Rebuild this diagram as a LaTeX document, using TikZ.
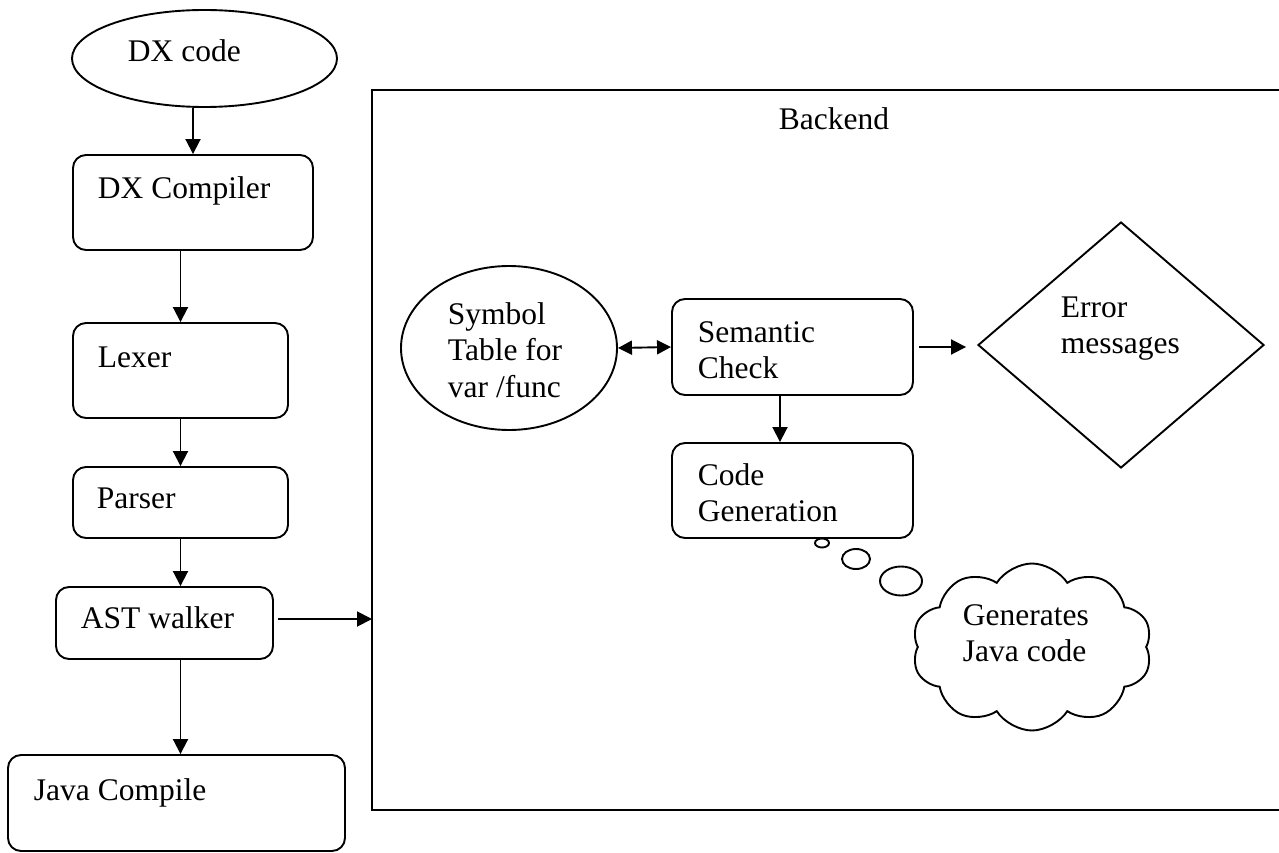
\documentclass[tikz,border=0pt]{standalone}
\usepackage{fontspec}
\setmainfont{Liberation Serif}
\usetikzlibrary{shapes.geometric,shapes.symbols,arrows.meta}
\newcommand\mlines[1]{\begin{tabular}[t]{@{}l@{}}#1\end{tabular}}
\begin{document}
\begin{tikzpicture}[x=1pt,y=-1pt,
  line width=1.9pt,
  every node/.style={font=\fontsize{31.5}{36.8}\selectfont},
  rbox/.style={draw, rounded corners=13pt, inner sep=0pt, fill=white},
  txt/.style={anchor=base west, inner sep=0pt},
  arr/.style={-{Triangle[length=15pt,width=15pt]}},
  darr/.style={{Triangle[length=14pt,width=14pt]}-{Triangle[length=14pt,width=14pt]}},
  bub/.style={draw, ellipse, inner sep=0pt}
]
\useasboundingbox (0,0) rectangle (1279,853);

% thought bubbles (behind the code box)
\node[bub, minimum width=14pt, minimum height=9pt] (b1) at (822,543) {};
\node[bub, minimum width=28pt, minimum height=20pt] (b2) at (856,559) {};
\node[bub, minimum width=42pt, minimum height=29pt] (b3) at (901,581) {};

% left column
\node[draw, ellipse, inner sep=0pt, minimum width=265pt, minimum height=97pt] (dx) at (204.5,58.5) {};
\node[txt] (dxt) at (127,62) {DX code};

\node[rbox, minimum width=240pt, minimum height=95pt] (dxc) at (193,202.5) {};
\node[txt] (dxct) at (97,199) {DX Compiler};

\node[rbox, minimum width=215pt, minimum height=95pt] (lex) at (180.5,370.5) {};
\node[txt] (lext) at (97,367) {Lexer};

\node[rbox, minimum width=215pt, minimum height=71pt] (par) at (180.5,502.5) {};
\node[txt] (part) at (96,508) {Parser};

\node[rbox, minimum width=217pt, minimum height=72pt] (ast) at (164.5,623) {};
\node[txt] (astt) at (80,628) {AST walker};

\node[rbox, minimum width=337pt, minimum height=96pt] (java) at (176.5,803) {};
\node[txt] (javat) at (33,800) {Java Compile};

% backend frame (runs off the right edge)
\draw[line width=2.1pt] (1295,90) -- (372,90) -- (372,810) -- (1295,810);
\coordinate (bk) at (372,619);
\node[txt] (bkt) at (778,130) {Backend};

% backend contents
\node[draw, ellipse, inner sep=0pt, minimum width=216pt, minimum height=164pt] (sym) at (509,348) {};
\node[txt] (symt) at (447,324) {\mlines{Symbol\\Table for\\var /func}};

\node[rbox, minimum width=241pt, minimum height=96pt] (sem) at (792.5,347) {};
\node[txt] (semt) at (697,342) {\mlines{Semantic\\Check}};

\node[rbox, minimum width=241pt, minimum height=95pt] (code) at (792.5,490.5) {};
\node[txt] (codet) at (697,485) {\mlines{Code\\Generation}};

\node[draw, diamond, inner sep=0pt, minimum width=286pt, minimum height=246pt] (err) at (1121,345) {};
\node[txt] (errt) at (1060,317) {\mlines{Error\\messages}};

\node[draw, cloud, cloud puffs=10, cloud puff arc=115, cloud ignores aspect,
      inner sep=0pt, minimum width=240pt, minimum height=167pt] (cl) at (1032,647) {};
\node[txt] (clt) at (962,625) {\mlines{Generates\\Java code}};

% connectors
\draw[arr] (dxc.north |- dx.south) -- (dxc.north);
\draw[arr] (dxc.south -| lex.north) -- (lex.north);
\draw[arr] (lex.south) -- (par.north);
\draw[arr] (par.south) -- (par.south |- ast.north);
\draw[arr] (ast.south -| par.south) -- (java.north -| par.south);
\draw[arr, shorten <=4pt] (ast.east |- bk) -- (bk);
\draw[darr] (sym.east) -- (sem.west);
\draw[arr] ([xshift=-12.5pt]sem.south) -- ([xshift=-12.5pt]code.north);
\draw[arr, shorten <=5pt, shorten >=11pt] (sem.east) -- (sem.east -| err.west);
\end{tikzpicture}
\end{document}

Work instructions:
Return only the lines running from the top of the data to the line that holds "(symt) at (447,324)". Include both of those lines, but skip the pictures.

Exercise answer:
Rebuild this diagram as a LaTeX document, using TikZ.
\documentclass[tikz,border=0pt]{standalone}
\usepackage{fontspec}
\setmainfont{Liberation Serif}
\usetikzlibrary{shapes.geometric,shapes.symbols,arrows.meta}
\newcommand\mlines[1]{\begin{tabular}[t]{@{}l@{}}#1\end{tabular}}
\begin{document}
\begin{tikzpicture}[x=1pt,y=-1pt,
  line width=1.9pt,
  every node/.style={font=\fontsize{31.5}{36.8}\selectfont},
  rbox/.style={draw, rounded corners=13pt, inner sep=0pt, fill=white},
  txt/.style={anchor=base west, inner sep=0pt},
  arr/.style={-{Triangle[length=15pt,width=15pt]}},
  darr/.style={{Triangle[length=14pt,width=14pt]}-{Triangle[length=14pt,width=14pt]}},
  bub/.style={draw, ellipse, inner sep=0pt}
]
\useasboundingbox (0,0) rectangle (1279,853);

% thought bubbles (behind the code box)
\node[bub, minimum width=14pt, minimum height=9pt] (b1) at (822,543) {};
\node[bub, minimum width=28pt, minimum height=20pt] (b2) at (856,559) {};
\node[bub, minimum width=42pt, minimum height=29pt] (b3) at (901,581) {};

% left column
\node[draw, ellipse, inner sep=0pt, minimum width=265pt, minimum height=97pt] (dx) at (204.5,58.5) {};
\node[txt] (dxt) at (127,62) {DX code};

\node[rbox, minimum width=240pt, minimum height=95pt] (dxc) at (193,202.5) {};
\node[txt] (dxct) at (97,199) {DX Compiler};

\node[rbox, minimum width=215pt, minimum height=95pt] (lex) at (180.5,370.5) {};
\node[txt] (lext) at (97,367) {Lexer};

\node[rbox, minimum width=215pt, minimum height=71pt] (par) at (180.5,502.5) {};
\node[txt] (part) at (96,508) {Parser};

\node[rbox, minimum width=217pt, minimum height=72pt] (ast) at (164.5,623) {};
\node[txt] (astt) at (80,628) {AST walker};

\node[rbox, minimum width=337pt, minimum height=96pt] (java) at (176.5,803) {};
\node[txt] (javat) at (33,800) {Java Compile};

% backend frame (runs off the right edge)
\draw[line width=2.1pt] (1295,90) -- (372,90) -- (372,810) -- (1295,810);
\coordinate (bk) at (372,619);
\node[txt] (bkt) at (778,130) {Backend};

% backend contents
\node[draw, ellipse, inner sep=0pt, minimum width=216pt, minimum height=164pt] (sym) at (509,348) {};
\node[txt] (symt) at (447,324) {\mlines{Symbol\\Table for\\var /func}};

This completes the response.